The President of the Association of Bankers has assuaged the fears of the banking community that the crisis which led to the collapse of nine local banks is over.
The crises, Alhassan Andani argued, afforded the regulator the opportunity to clean the banking sector of irregular banking practices, and deal with poor management issues.
This cleanup has left in its wake a robust banking sector. “We have seen deposits grow; we have seen loans to the private sector picking up, and a lot of banking products being rolled up by various banks, so back to business and strong.”
He added, “Significantly a lot has changed, the central bank has stepped up supervisions, roles of regulators and monitors have all been stepped up. This is a new regime that did not previously exist.”
Mr. Andani, who is also the Managing Director of Stanbic Bank was speaking on Joy FM’s Super Morning Show Monday Morning.
The Central Bank announced the creation of Consolidated Bank Ghana to take over some struggling banks in the country in 2018.
These banks which run into liquidity challenges were Sovereign Bank, The Royal Bank, Beige Bank, Construction Bank and Unibank.
The operational licences of Heritage Bank and Premium Bank were also revoked by the Central Bank and their liabilities and selected assets also taken over by the CBG.
The Bank of Ghana also revoked the licences of 386 insolvent microfinance and microcredit companies.
These included 192 microfinance companies which had their licenses revoked.
In a release, the bank said these institutions had engaged in several banking infractions which included breach of section 123 (1) of the Banks and Specialised Deposit-Taking Institutions Act, 2016 (Act 930).
But Mr. Andani argues that the cleanup exercise by the supervisor is a blessing to the customer as pruning the banking space of risky and overexposed financial institution gives the customer access to credible institutions.
These credible financial institutions which were not affected by the BOG’s reforms were even strong in the midst of the previous messy banking space, Mr. Adani said.
“That performance has been enhanced with a new capitalization, more capital has been brought in, governance has been strengthened and products have been properly aligned,” he pointed out.
These Banks and Microfinance institutions, besides following the rules to ensure that their international reputation is not sullied, made a commitment to make a big difference by the daily decisions they took.
“At the heart of their business practice was people. They ensured that the right people formed the boards, management and manned every significant department of their banks,” Mr. Andani said.

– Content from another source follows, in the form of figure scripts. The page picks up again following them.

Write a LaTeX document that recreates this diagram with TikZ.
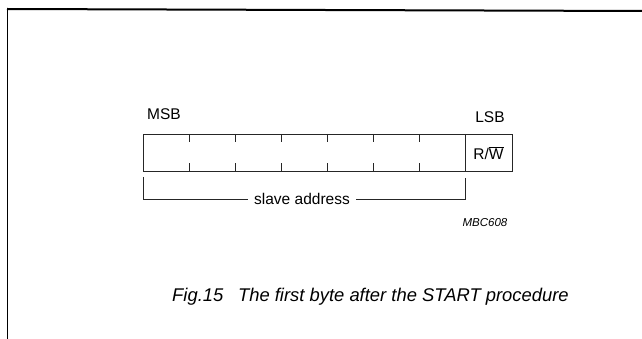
\documentclass[tikz,border=0pt]{standalone}
\usepackage{fontspec}
\setmainfont{Liberation Sans}
\begin{document}
\begin{tikzpicture}[x=1pt,y=-1pt,
  ln/.style={line width=0.9pt,black!85},
  lbl/.style={inner sep=0pt,font=\fontsize{15.5}{18}\selectfont},
  tick/.style={line width=0.8pt,black!85}]
\useasboundingbox (0,0) rectangle (642,339);
% frame
\draw[line width=2pt] (7,9) -- (642,11);
\draw[line width=1pt] (7.5,9) -- (7.5,339);
% byte box
\coordinate (bl) at (143,134);
\coordinate (br) at (512,171);
\draw[ln] (bl) rectangle (br);
\draw[ln] (465,134) -- (465,171);
\foreach \i in {1,...,6}{
  \draw[tick] ({143+46.1*\i},134) -- ++(0,8);
  \draw[tick] ({143+46.1*\i},171) -- ++(0,-8);
}
\node[lbl,anchor=west] (msb) at (147,114) {MSB};
\node[lbl] (lsb) at (490,117) {LSB};
\node[lbl] (rw) at (488.5,153) {R/$\overline{\hbox{W}}$};
% bracket
\node[lbl] (sa) at (302,199) {slave address};
\coordinate (a1) at (143,177);
\coordinate (a2) at (143,199);
\coordinate (b1) at (465,178);
\coordinate (b2) at (465,199);
\draw[ln] (a1) -- (a2) -- ([xshift=-6pt]sa.west |- a2);
\draw[ln] (b1) -- (b2) -- ([xshift=6pt]sa.east |- b2);
\node[inner sep=0pt,font=\fontsize{11.5}{13}\selectfont\itshape] (code) at (485,223) {MBC608};
\node[inner sep=0pt,font=\fontsize{18.4}{21}\selectfont\itshape,anchor=west] (cap) at (172,297) {Fig.15\hspace{0.8em}The first byte after the START procedure};
\end{tikzpicture}
\end{document}
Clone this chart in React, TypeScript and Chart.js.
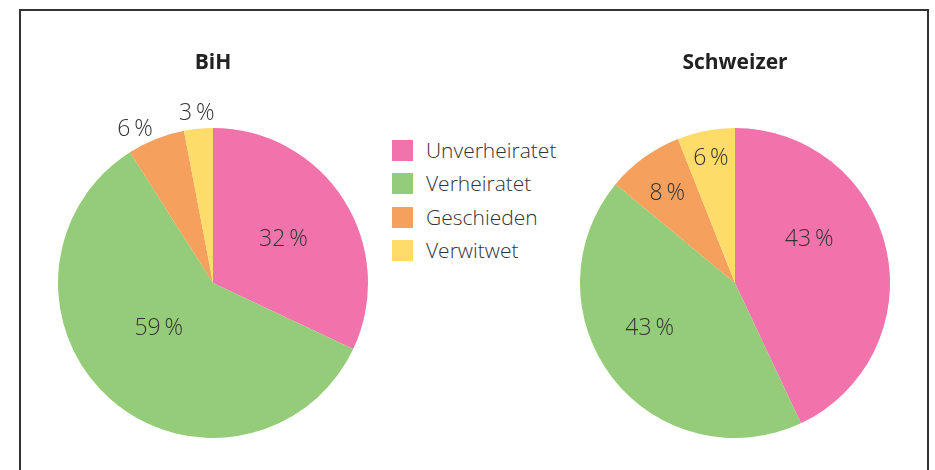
import React, { useEffect, useRef } from "react";
import { Chart, registerables } from "chart.js";

Chart.register(...registerables);

const categories = ["Unverheiratet", "Verheiratet", "Geschieden", "Verwitwet"];
const bihValues = [32, 59, 6, 3];
const chValues = [43, 43, 8, 6];
const chartTitles = ["BiH", "Schweizer"];

const COLORS = ["#F272AB", "#95CC79", "#F6A05D", "#FEDC6A"];
const TEXT = "#333333";
const FONT = "'Open Sans', 'Noto Sans', sans-serif";

// label placement styling: radius fraction and angle shift (deg) per slice
const bihLabelPos = [
  { r: 0.54, da: -0.3 },
  { r: 0.45, da: 9.6 },
  { r: 1.12, da: -5.1 },
  { r: 1.11, da: 0 },
];
const chLabelPos = [
  { r: 0.56, da: -18.7 },
  { r: 0.62, da: 10.4 },
  { r: 0.73, da: -0.8 },
  { r: 0.83, da: 0 },
];

const labelPlugin = {
  id: "pieLabels",
  afterDatasetsDraw(chart: any, _args: any, opts: any) {
    const ctx = chart.ctx;
    const meta = chart.getDatasetMeta(0);
    const data = chart.data.datasets[0].data;
    const pos = opts.pos || [];
    ctx.save();
    ctx.fillStyle = TEXT;
    ctx.textAlign = "center";
    ctx.textBaseline = "middle";
    ctx.font = `300 23px ${FONT}`;
    meta.data.forEach((el: any, i: number) => {
      const p = el.getProps(["x", "y", "startAngle", "endAngle", "outerRadius"], true);
      const cfg = pos[i] || { r: 0.6, da: 0 };
      const mid = (p.startAngle + p.endAngle) / 2 + (cfg.da * Math.PI) / 180;
      const px = p.x + Math.cos(mid) * cfg.r * p.outerRadius;
      const py = p.y + Math.sin(mid) * cfg.r * p.outerRadius + 1.5;
      ctx.fillText(`${data[i]}\u2009%`, px, py);
    });
    // title
    const ca = chart.chartArea;
    ctx.font = `bold 21px ${FONT}`;
    ctx.fillStyle = "#222222";
    ctx.fillText(opts.title || "", (ca.left + ca.right) / 2, ca.top - 65);
    ctx.restore();
  },
};

function PieChart({ values, title, pos, left }: { values: number[]; title: string; pos: any[]; left: number }) {
  const ref = useRef<HTMLCanvasElement>(null);
  useEffect(() => {
    if (!ref.current) return;
    const chart = new Chart(ref.current, {
      type: "pie",
      data: {
        labels: categories,
        datasets: [
          {
            data: values,
            backgroundColor: COLORS,
            borderWidth: 0,
          },
        ],
      },
      options: {
        responsive: false,
        animation: false,
        layout: { padding: { left: 18, right: 18, top: 108, bottom: 32 } },
        plugins: {
          legend: { display: false },
          tooltip: { enabled: false },
          title: { display: false },
          pieLabels: { pos, title },
        } as any,
      },
      plugins: [labelPlugin],
    });
    return () => chart.destroy();
  }, []);
  return (
    <canvas
      ref={ref}
      width={346}
      height={450}
      style={{ position: "absolute", left, top: 20, width: 346, height: 450 }}
    />
  );
}

export default function App() {
  return (
    <div
      style={{
        position: "absolute",
        left: 0,
        top: 0,
        width: 935,
        height: 470,
        background: "#ffffff",
        overflow: "hidden",
        fontFamily: FONT,
      }}
    >
      <div
        style={{
          position: "absolute",
          left: 19,
          top: 9,
          width: 906,
          height: 480,
          borderLeft: "2px solid #333",
          borderTop: "2px solid #333",
          borderRight: "2px solid #333",
        }}
      />
      <PieChart values={bihValues} title={chartTitles[0]} pos={bihLabelPos} left={40} />
      <PieChart values={chValues} title={chartTitles[1]} pos={chLabelPos} left={562} />
      {categories.map((c, i) => (
        <div
          key={c}
          style={{
            position: "absolute",
            left: 392,
            top: 140 + i * 33.3,
            height: 21,
            display: "flex",
            alignItems: "center",
            whiteSpace: "nowrap",
          }}
        >
          <div style={{ width: 21, height: 21, background: COLORS[i] }} />
          <span
            style={{
              marginLeft: 13,
              fontSize: 21,
              fontWeight: 300,
              color: TEXT,
              lineHeight: "21px",
            }}
          >
            {c}
          </span>
        </div>
      ))}
    </div>
  );
}
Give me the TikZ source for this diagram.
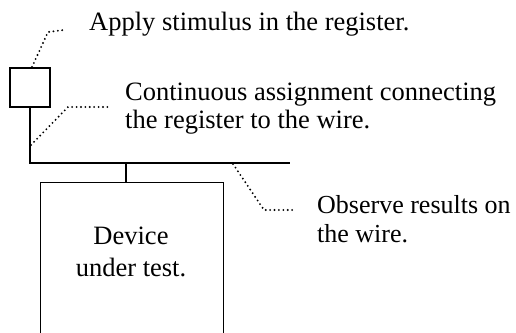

They put the clients first and raised the red flag anytime they were suspicious of bad banking practice, he added
The main banks, he says, “did these things well and took tough decisions.”
According to Mr. Andani, the same cannot be said of the banks that failed.
While he says that he does not “think anybody will set up a business to willfully collapse it, he wants the management of those institutions to take full responsibility for what happened.”
He awaits the outcome of ongoing investigations to reveal the extent of the problem and the culpability of individual directors and managers.
But Mr. Andani says that what happened in the banking “sector was expected. Industry players knew something like that was in the offing.
“We saw the problems coming, it was clear that the industry was not in good shape. We knew from the Asset Quality review that there was a lot to be fixed but we did not. We knew but we were managing it,” he told Daniel Dadzie, host of the SMS.
While Mr. Andani applauded the Finance Ministry for the ‘intelligent’ manner it handled government’ energy and petroleum sector debts, owed these banks which failed, he said government’s failure to pay government contractors who were owing these banks remains a problem.
“The delays in payment weaken some of the institutions. If these debts were paid on time it could have made a massive difference.”